15. The non-transitory, computer-readable medium of claim 11, wherein storing the exponent in the most significant bits of the integer type representation comprises shifting bits of the exponent into the most significant bits of the representation.

16. The non-transitory, computer-readable medium of claim 11, wherein the integer type is an unsigned integer type.

17. The non-transitory, computer-readable medium of claim 11, wherein the instructions stored thereon are executable by a computing device to perform operations further comprising recovering from the integer type representation the floating point value with a fidelity corresponding to the significant digits resolution value.
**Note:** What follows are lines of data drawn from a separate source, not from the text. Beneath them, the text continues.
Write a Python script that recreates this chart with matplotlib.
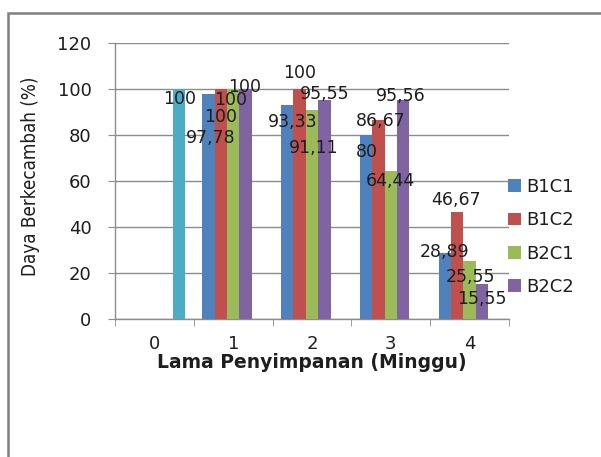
import matplotlib
matplotlib.use("Agg")
import matplotlib.pyplot as plt
from matplotlib.patches import Rectangle
import numpy as np

# --- Data ---
weeks = ["0", "1", "2", "3", "4"]
series_names = ["B1C1", "B1C2", "B2C1", "B2C2"]
b1c1 = [None, 97.78, 93.33, 80, 28.89]
b1c2 = [None, 100, 100, 86.67, 46.67]
b2c1 = [None, 100, 91.11, 64.44, 25.55]
b2c2 = [None, 100, 95.55, 95.56, 15.55]
control = [100, None, None, None, None]

# --- Style ---
colors = ["#4F81BD", "#C0504D", "#9BBB59", "#8064A2", "#4BACC6"]
grid_col = "#8C8C8C"
text_col = "#1E1E1E"
# label offsets (pixels, y up) relative to each bar top, as placed in the original
label_offsets = [
    [None, (2, -44), (5, -17), (1, -17), (0, 1)],
    [None, (0, -28), (0, 16), (2, -1), (-1, 12)],
    [None, (-3, -11), (2, -38), (0, -10), (1, -16)],
    [None, (-1, 2), (0, 6), (-2, 4), (0, -15)],
    [(0, -10), None, None, None, None],
]

def fmt(v):
    if float(v).is_integer():
        return str(int(v))
    return f"{v:.2f}".replace(".", ",")

fig = plt.figure(figsize=(6.01, 4.57), dpi=100)
ax = fig.add_axes([115 / 601, 1 - 319.3 / 457, 394 / 601, 276 / 457])

all_series = [b1c1, b1c2, b2c1, b2c2, control]
w = 0.157
x = np.arange(len(weeks))
handles = []
for j, vals in enumerate(all_series):
    xs = [x[i] + (j - 2) * w for i, v in enumerate(vals) if v is not None]
    ys = [v for v in vals if v is not None]
    bars = ax.bar(xs, ys, width=w, color=colors[j], zorder=3, linewidth=0)
    if j < 4:
        handles.append(bars)
    for i, v in enumerate(vals):
        if v is None:
            continue
        dx, dy = label_offsets[j][i]
        ax.annotate(fmt(v), xy=(x[i] + (j - 2) * w, v), xytext=(dx, dy),
                    textcoords="offset pixels", ha="center", va="center",
                    fontsize=12.5, color=text_col, zorder=5)

ax.set_xlim(-0.5, 4.5)
ax.set_ylim(0, 120)
ax.set_yticks(range(0, 121, 20))
ax.yaxis.grid(True, color=grid_col, linewidth=1, zorder=0)
ax.set_axisbelow(True)
for s in ["top", "right"]:
    ax.spines[s].set_visible(False)
for s in ["left", "bottom"]:
    ax.spines[s].set_color(grid_col)
    ax.spines[s].set_linewidth(1)

ax.set_xticks(x)
ax.set_xticklabels(weeks)
ax.set_xticks(np.arange(-0.5, 5, 1), minor=True)
ax.tick_params(axis="x", which="major", length=0, pad=11, labelsize=13, labelcolor=text_col)
ax.tick_params(axis="x", which="minor", length=5, color=grid_col, direction="out")
ax.tick_params(axis="y", length=5, color=grid_col, pad=12, labelsize=13, labelcolor=text_col)

fig.text(31 / 601, 1 - 176 / 457, "Daya Berkecambah (%)", rotation=90,
         ha="center", va="center", fontsize=13.5, color=text_col,
         family="DejaVu Sans", fontstretch="condensed")
fig.text(312 / 601, 1 - 363 / 457, "Lama Penyimpanan (Minggu)", ha="center",
         va="center", fontsize=13.5, fontweight="bold", color=text_col)

leg = fig.legend(handles, series_names, loc="center left",
                 bbox_to_anchor=(508 / 601, 1 - 237 / 457), frameon=False,
                 fontsize=13, handlelength=0.72, handleheight=0.72,
                 handletextpad=0.3, labelspacing=0.85, borderpad=0,
                 borderaxespad=0)
for t in leg.get_texts():
    t.set_color(text_col)

# outer chart border (cut off at the right and bottom)
fig.patches.append(Rectangle((8 / 601, -0.1), 1.2, 1 - 13 / 457 + 0.1,
                             transform=fig.transFigure, fill=False,
                             edgecolor="#808080", linewidth=1.8))

fig.savefig("out.png", dpi=100)
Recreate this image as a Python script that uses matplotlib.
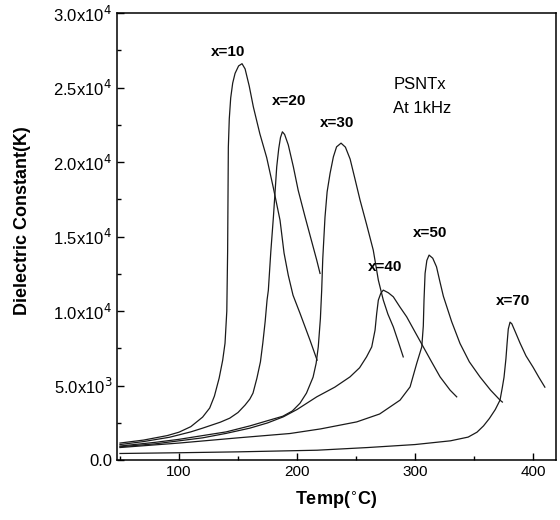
import matplotlib
matplotlib.use("Agg")
import matplotlib.pyplot as plt
from matplotlib.ticker import MultipleLocator, FixedLocator, FixedFormatter

plt.rcParams['font.family'] = ['Liberation Sans', 'DejaVu Sans']

# dielectric constant vs temperature, PSNTx ceramics at 1 kHz
t_x10 = [50, 70, 90, 100, 110, 120, 126, 130, 134, 137, 139, 140.5, 141.2, 141.8,
         142.6, 143.8, 145.5, 147.5, 150.5, 153.4, 156, 159.5, 163, 168.5, 174.3, 180, 185.6,
         189, 192.6, 196.6, 202.5, 211, 217]
k_x10 = [1150, 1350, 1650, 1880, 2250, 2890, 3500, 4300, 5500, 6700, 7850, 10000, 14000, 21000,
         22900, 24300, 25300, 25950, 26450, 26600, 26250, 25100, 23700, 21900, 20300, 18250, 16100,
         13900, 12400, 11070, 9860, 8050, 6710]

t_x20 = [50, 70, 92, 110, 120, 135, 143, 150, 156, 160, 162.7, 166, 169, 171, 173,
         174.6, 175.7, 177.8, 180, 182.8, 184.5, 186, 187.6, 189.5, 192.6, 196.9, 201, 206.8,
         212, 216.7, 219.5]
k_x20 = [1050, 1250, 1540, 1900, 2150, 2550, 2820, 3200, 3700, 4100, 4500, 5500, 6600, 7850, 9300,
         10740, 11400, 14000, 16330, 19680, 20900, 21650, 22030, 21850, 21150, 19680, 18100, 16330,
         14800, 13420, 12530]

t_x30 = [50, 80, 100, 120, 140, 160, 175, 188, 196, 202.5, 208, 213.6, 216.2, 218, 219.8,
         220.9, 221.8, 223.7, 225.5, 228, 230.8, 233.5, 237.3, 241, 245, 249, 253.4, 259,
         264.6, 268.9, 273.1, 277, 281.6, 286, 290]
k_x30 = [950, 1200, 1400, 1650, 1900, 2300, 2650, 2950, 3300, 3820, 4500, 5570, 6500, 7600, 9500,
         11400, 13500, 16300, 18000, 19240, 20350, 21020, 21270, 21000, 20200, 18900, 17450, 15800,
         14090, 12080, 10740, 9800, 8940, 7900, 6930]

t_x40 = [50, 80, 100, 120, 140, 160, 175, 188.4, 200, 216.7, 232, 244.9, 253, 258.9, 263.3,
         266.1, 267.5, 268.9, 271, 273.1, 277.4, 281.6, 287, 292.9, 300, 307, 314, 321.2,
         329.7, 335.3]
k_x40 = [900, 1100, 1300, 1500, 1800, 2150, 2500, 2910, 3400, 4250, 4900, 5590, 6200, 6930, 7600,
         8720, 9840, 10740, 11200, 11410, 11230, 10960, 10300, 9620, 8600, 7600, 6600, 5590,
         4700, 4250]

t_x50 = [50, 100, 150, 194, 220, 250.6, 270, 287.3, 295.8, 301.4, 305.7, 307, 307.6, 308.5,
         310, 311.9, 315, 318.2, 321, 324, 331, 338.1, 346, 355, 364, 372, 374]
k_x50 = [850, 1150, 1500, 1790, 2100, 2570, 3100, 4030, 4920, 6490, 7600, 9000, 10740, 12530,
         13400, 13760, 13550, 12970, 12000, 11000, 9300, 7830, 6600, 5590, 4700, 4030, 3900]

t_x70 = [50, 100, 150, 217, 260, 300, 330, 345, 352.5, 358, 363, 368, 372, 374, 375.4, 377,
         378, 379, 380.5, 382, 385, 389, 394, 400, 405, 410]
k_x70 = [450, 500, 560, 670, 850, 1050, 1300, 1550, 1880, 2300, 2800, 3400, 4030, 4900, 5570, 6800,
         7850, 8800, 9260, 9150, 8600, 7850, 7000, 6240, 5550, 4900]

curves = [(t_x10, k_x10), (t_x20, k_x20), (t_x30, k_x30),
          (t_x40, k_x40), (t_x50, k_x50), (t_x70, k_x70)]

curve_labels = ['x=10', 'x=20', 'x=30', 'x=40', 'x=50', 'x=70']
label_t = [141.5, 193, 234, 274.6, 312.7, 383]
label_k = [27400, 24100, 22600, 12950, 15230, 10670]

y_ticks = [0, 5000, 10000, 15000, 20000, 25000, 30000]
y_tick_labels = ['0.0', '5.0x10$^3$', '1.0x10$^4$', '1.5x10$^4$',
                 '2.0x10$^4$', '2.5x10$^4$', '3.0x10$^4$']
x_ticks = [100, 200, 300, 400]

fig = plt.figure(figsize=(5.6, 5.2), dpi=100)
ax = fig.add_axes([0.209, 0.115, 0.784, 0.86])

for t, k in curves:
    ax.plot(t, k, color='#1a1a1a', lw=0.9)

for name, tx, ky in zip(curve_labels, label_t, label_k):
    ax.text(tx, ky, name, fontsize=11, fontweight='bold', ha='center', va='center')

ax.text(281.5, 25230, 'PSNTx', fontsize=12, ha='left', va='center')
ax.text(281.5, 23620, 'At 1kHz', fontsize=12, ha='left', va='center')

ax.set_xlim(47.5, 419.5)
ax.set_ylim(0, 30000)

ax.xaxis.set_major_locator(FixedLocator(x_ticks))
ax.xaxis.set_minor_locator(MultipleLocator(50))
ax.yaxis.set_major_locator(FixedLocator(y_ticks))
ax.yaxis.set_major_formatter(FixedFormatter(y_tick_labels))
ax.yaxis.set_minor_locator(MultipleLocator(2500))

ax.tick_params(which='both', direction='in', width=1.0)
ax.tick_params(axis='x', labelsize=11)
ax.tick_params(axis='y', labelsize=12)
ax.tick_params(which='major', length=5)
ax.tick_params(which='minor', length=3)
for s in ax.spines.values():
    s.set_linewidth(1.1)

ax.set_xlabel('Temp($^{\\circ}$C)', fontsize=13, fontweight='bold', labelpad=8)
ax.set_ylabel('Dielectric Constant(K)', fontsize=13, fontweight='bold')
ax.yaxis.set_label_coords(-0.196, 0.535)

fig.savefig('out.png', dpi=100)
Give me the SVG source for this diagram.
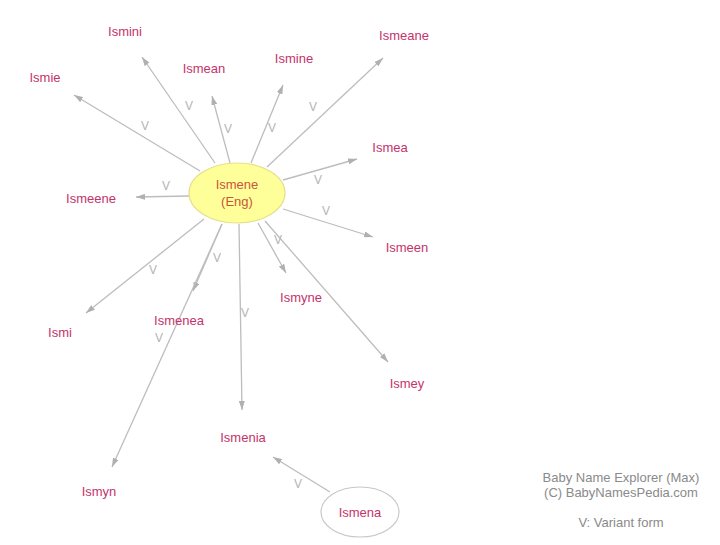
<svg xmlns="http://www.w3.org/2000/svg" width="720" height="545" viewBox="0 0 720 545">
<style>
.lbl{font-family:"Liberation Sans",Arial,sans-serif;font-size:13px;fill:#c4336b;text-anchor:middle}
.v{font-family:"Liberation Sans",Arial,sans-serif;font-size:12px;fill:#b4b4b4;text-anchor:middle}
.e{stroke:#bdbdbd;stroke-width:1.3;fill:none;marker-end:url(#ah)}
.ft{font-family:"Liberation Sans",Arial,sans-serif;font-size:13px;fill:#8a8a8a;text-anchor:middle}
</style>
<defs>
<marker id="ah" markerUnits="userSpaceOnUse" markerWidth="9" markerHeight="6" refX="9" refY="3" orient="auto">
<path d="M0,0 L9,3 L0,6 z" fill="#b0b0b0"/>
</marker>
</defs>
<rect width="720" height="545" fill="#ffffff"/>
<g id="connectors">
<line class="e" x1="215" y1="163" x2="142" y2="57"/>
<line class="e" x1="200" y1="171" x2="74" y2="95"/>
<line class="e" x1="230" y1="163" x2="212" y2="96"/>
<line class="e" x1="251" y1="163" x2="283" y2="85"/>
<line class="e" x1="267" y1="167" x2="383" y2="58"/>
<line class="e" x1="283" y1="180" x2="357" y2="159"/>
<line class="e" x1="189" y1="196" x2="136" y2="197"/>
<line class="e" x1="283" y1="209" x2="373" y2="237"/>
<line class="e" x1="258" y1="223" x2="286" y2="273"/>
<line class="e" x1="265" y1="221" x2="388" y2="362"/>
<line class="e" x1="239" y1="224" x2="242" y2="410"/>
<line class="e" x1="204" y1="219" x2="86" y2="313"/>
<line class="e" x1="222" y1="224" x2="193" y2="291"/>
<line class="e" x1="222" y1="224" x2="112" y2="467"/>
<line class="e" x1="330" y1="492" x2="273" y2="457"/>
<text class="v" x="189" y="110">V</text>
<text class="v" x="145" y="130">V</text>
<text class="v" x="228" y="133">V</text>
<text class="v" x="272" y="132">V</text>
<text class="v" x="313" y="111">V</text>
<text class="v" x="318" y="184">V</text>
<text class="v" x="166" y="190">V</text>
<text class="v" x="326" y="215">V</text>
<text class="v" x="278" y="244">V</text>
<text class="v" x="153" y="274">V</text>
<text class="v" x="217" y="262">V</text>
<text class="v" x="159" y="342">V</text>
<text class="v" x="245" y="317">V</text>
<text class="v" x="298" y="488">V</text>
</g>
<g id="node-ismene">
<ellipse cx="237" cy="193" rx="48" ry="30" fill="#ffff99" stroke="#e6e08a" stroke-width="1.2"/>
<text class="lbl" x="237" y="189" style="fill:#c8553f">Ismene</text>
<text class="lbl" x="237" y="206" style="fill:#c8553f">(Eng)</text>
</g>
<g id="node-ismini"><text class="lbl" x="125" y="36">Ismini</text></g>
<g id="node-ismeane"><text class="lbl" x="404" y="40">Ismeane</text></g>
<g id="node-ismean"><text class="lbl" x="204" y="73">Ismean</text></g>
<g id="node-ismine"><text class="lbl" x="294" y="63">Ismine</text></g>
<g id="node-ismie"><text class="lbl" x="45" y="82">Ismie</text></g>
<g id="node-ismea"><text class="lbl" x="390" y="152">Ismea</text></g>
<g id="node-ismeene"><text class="lbl" x="91" y="203">Ismeene</text></g>
<g id="node-ismeen"><text class="lbl" x="407" y="252">Ismeen</text></g>
<g id="node-ismyne"><text class="lbl" x="301" y="302">Ismyne</text></g>
<g id="node-ismi"><text class="lbl" x="60" y="337">Ismi</text></g>
<g id="node-ismenea"><text class="lbl" x="179" y="325">Ismenea</text></g>
<g id="node-ismey"><text class="lbl" x="407" y="388">Ismey</text></g>
<g id="node-ismenia"><text class="lbl" x="243" y="442">Ismenia</text></g>
<g id="node-ismyn"><text class="lbl" x="99" y="496">Ismyn</text></g>
<g id="node-ismena">
<ellipse cx="360" cy="512" rx="39" ry="25" fill="#ffffff" stroke="#c8c8c8" stroke-width="1.2"/>
<text class="lbl" x="360" y="517">Ismena</text>
</g>
<g id="legend">
<text class="ft" x="621" y="482">Baby Name Explorer (Max)</text>
<text class="ft" x="621" y="497">(C) BabyNamesPedia.com</text>
<text class="ft" x="621" y="527">V: Variant form</text>
</g>
</svg>
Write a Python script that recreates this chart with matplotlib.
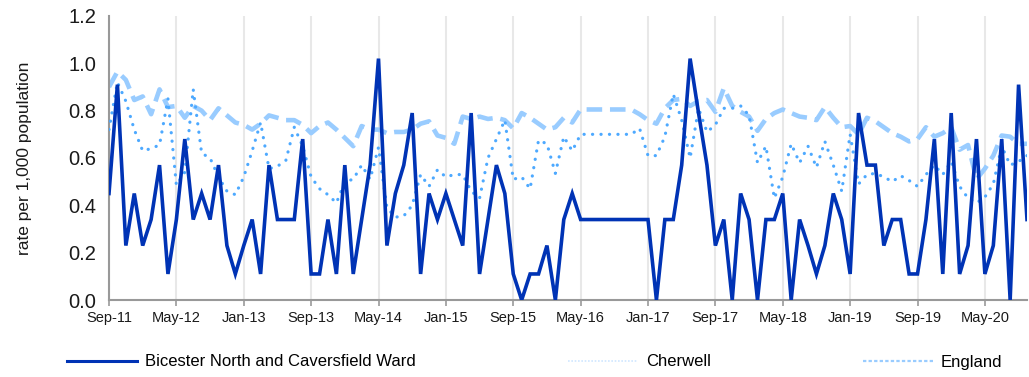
import matplotlib
matplotlib.use("Agg")
import matplotlib.pyplot as plt
from matplotlib.lines import Line2D
import numpy as np

plt.rcParams['font.family'] = ['Liberation Sans', 'DejaVu Sans']

# Monthly rates per 1,000 population, Sep-11 to Oct-20
bicester = [
    0.45, 0.91, 0.23, 0.45, 0.23, 0.34, 0.57, 0.11, 0.34, 0.68,
    0.34, 0.45, 0.34, 0.57, 0.23, 0.11, 0.23, 0.34, 0.11, 0.57,
    0.34, 0.34, 0.34, 0.68, 0.11, 0.11, 0.34, 0.11, 0.57, 0.11,
    0.34, 0.57, 1.02, 0.23, 0.45, 0.57, 0.79, 0.11, 0.45, 0.34,
    0.45, 0.34, 0.23, 0.79, 0.11, 0.34, 0.57, 0.45, 0.11, 0.00,
    0.11, 0.11, 0.23, 0.00, 0.34, 0.45, 0.34, 0.34, 0.34, 0.34,
    0.34, 0.34, 0.34, 0.34, 0.34, 0.00, 0.34, 0.34, 0.57, 1.02,
    0.79, 0.57, 0.23, 0.34, 0.00, 0.45, 0.34, 0.00, 0.34, 0.34,
    0.45, 0.00, 0.34, 0.23, 0.11, 0.23, 0.45, 0.34, 0.11, 0.79,
    0.57, 0.57, 0.23, 0.34, 0.34, 0.11, 0.11, 0.34, 0.68, 0.11,
    0.79, 0.11, 0.23, 0.68, 0.11, 0.23, 0.68, 0.00, 0.91, 0.34,
]

cherwell = [
    0.72, 0.92, 0.84, 0.72, 0.63, 0.64, 0.655, 0.85, 0.485, 0.54,
    0.89, 0.62, 0.60, 0.52, 0.46, 0.445, 0.52, 0.63, 0.75, 0.555,
    0.565, 0.59, 0.73, 0.65, 0.52, 0.47, 0.445, 0.41, 0.50, 0.51,
    0.57, 0.51, 0.645, 0.39, 0.35, 0.355, 0.40, 0.53, 0.48, 0.55,
    0.52, 0.53, 0.53, 0.46, 0.43, 0.60, 0.68, 0.76, 0.51, 0.52,
    0.47, 0.675, 0.66, 0.535, 0.69, 0.63, 0.70, 0.70, 0.70, 0.70,
    0.70, 0.70, 0.70, 0.725, 0.61, 0.61, 0.69, 0.87, 0.76, 0.60,
    0.81, 0.71, 0.74, 0.81, 0.81, 0.82, 0.78, 0.58, 0.65, 0.43,
    0.52, 0.66, 0.58, 0.65, 0.56, 0.67, 0.57, 0.46, 0.70, 0.49,
    0.53, 0.535, 0.52, 0.50, 0.525, 0.505, 0.48, 0.53, 0.57, 0.53,
    0.585, 0.48, 0.43, 0.41, 0.435, 0.49, 0.65, 0.57, 0.585, 0.61,
]

england = [
    0.90, 0.965, 0.93, 0.845, 0.86, 0.785, 0.89, 0.815, 0.82, 0.77,
    0.82, 0.80, 0.76, 0.81, 0.78, 0.75, 0.74, 0.72, 0.745, 0.78,
    0.77, 0.76, 0.76, 0.74, 0.705, 0.735, 0.75, 0.72, 0.685, 0.65,
    0.735, 0.72, 0.72, 0.705, 0.71, 0.71, 0.72, 0.745, 0.755, 0.695,
    0.685, 0.66, 0.775, 0.765, 0.775, 0.765, 0.77, 0.76, 0.725, 0.79,
    0.77, 0.745, 0.72, 0.73, 0.77, 0.75, 0.805, 0.805, 0.805, 0.805,
    0.805, 0.805, 0.805, 0.785, 0.76, 0.745, 0.81, 0.845, 0.85, 0.82,
    0.84, 0.845, 0.795, 0.895, 0.82, 0.795, 0.775, 0.715, 0.765, 0.79,
    0.805, 0.79, 0.775, 0.77, 0.76, 0.815, 0.77, 0.73, 0.735, 0.70,
    0.77, 0.755, 0.73, 0.705, 0.69, 0.67, 0.68, 0.73, 0.69, 0.705,
    0.73, 0.635, 0.655, 0.51, 0.555, 0.61, 0.695, 0.69, 0.66, 0.66,
]

tick_labels = ["Sep-11", "May-12", "Jan-13", "Sep-13", "May-14", "Jan-15", "Sep-15",
               "May-16", "Jan-17", "Sep-17", "May-18", "Jan-19", "Sep-19", "May-20"]

months = np.arange(len(bicester))
tick_pos = np.arange(len(tick_labels)) * 8

DARK = "#0033b5"
MID = "#4da9ff"
LIGHT = "#99ccff"

fig = plt.figure(figsize=(10.29, 3.77), dpi=100)
ax = fig.add_axes([109 / 1029, 1 - 300 / 377, (1027 - 109) / 1029, (300 - 16) / 377])

ax.plot(months, bicester, color=DARK, lw=2.6, solid_joinstyle="miter", zorder=4)
ax.plot(months, cherwell, color=MID, lw=2.3, linestyle=(0, (0.05, 2.6)),
        dash_capstyle="round", zorder=3)
ax.plot(months, england, color=LIGHT, lw=3.3, linestyle=(0, (3.4, 1.7)), zorder=2)

ax.set_xlim(0, len(bicester) - 1)
ax.set_ylim(0, 1.2)
yticks = np.arange(0, 1.21, 0.2)
ax.set_yticks(yticks)
ax.set_yticklabels([f"{v:.1f}" for v in yticks])
ax.set_xticks(tick_pos)
ax.set_xticklabels(tick_labels)

ax.tick_params(axis="y", length=0, pad=9, labelsize=14.5, colors="#1a1a1a")
ax.tick_params(axis="x", length=4, width=1.2, color="#999999", pad=4,
               labelsize=10.5, labelcolor="#1a1a1a")
ax.xaxis.grid(True, color="#e8e8e8", lw=1.5)
ax.set_axisbelow(True)

for side in ("top", "right"):
    ax.spines[side].set_visible(False)
for side in ("left", "bottom"):
    ax.spines[side].set_color("#999999")
    ax.spines[side].set_linewidth(1.5)

ax.set_ylabel("rate per 1,000 population", fontsize=12.5, color="#1a1a1a", labelpad=26)

# Legend keys drawn as thin strokes below the plot
handles = [
    Line2D([], [], color=DARK, lw=2.2),
    Line2D([], [], color="#cfe6ff", lw=1.2, linestyle=(0, (1, 1))),
    Line2D([], [], color=LIGHT, lw=1.6, linestyle=(0, (1.5, 1))),
]
labels = ["Bicester North and Caversfield Ward", "Cherwell", "England"]
fig.legend(handles, labels, loc="center left", bbox_to_anchor=(67 / 1029, 1 - 362 / 377),
           ncol=3, frameon=False, fontsize=12, handlelength=4.2, handletextpad=0.5,
           columnspacing=9.1, borderpad=0, borderaxespad=0)

fig.savefig("out.png", dpi=100)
18. The non-transitory, computer-readable medium of claim 17, wherein recovering the floating point value with a fidelity corresponding to the significant digits resolution value comprises:

recovering the mantissa as a remainder of the integer type representation divided by the number of values that can be represented with an integer type value in the programming language;

extracting the exponent from the most significant bits of the integer type representation;

type casting the mantissa and the exponent as floating points; and

generating the recovered floating point value as two raised to a power of a second integer product of the exponent and a quotient of the recovered mantissa and the significant digits resolution value.

19. An apparatus comprising:

a processor; and

a computer-readable medium having instructions stored thereon that are executable by the processor to cause the apparatus to,

determine a significant digits resolution value for a histogram structure;

invoke a function in a programming language to generate a fraction and an exponent from a first floating point value;

calculate a mantissa as a first integer product of the fraction and the significant digits resolution value;

type cast the mantissa and the exponent as integer type as defined by the programming language; and

generate an integer type representation of the floating point value with the integer type mantissa and the integer type exponent, wherein the instructions executable to generate the integer type representation comprise instructions executable by the processor to cause the apparatus to store the exponent into a most significant bits portion of the integer type representation and store the mantissa into a remaining portion of the integer type representation.

20. The apparatus of claim 19, wherein the instructions to store the exponent into a most significant bits portion of the integer type representation and store the mantissa into a remaining portion of the integer type representation comprise instructions to shift the exponent into the most significant bits portion and add the mantissa to the integer type representation after shifting in the exponent.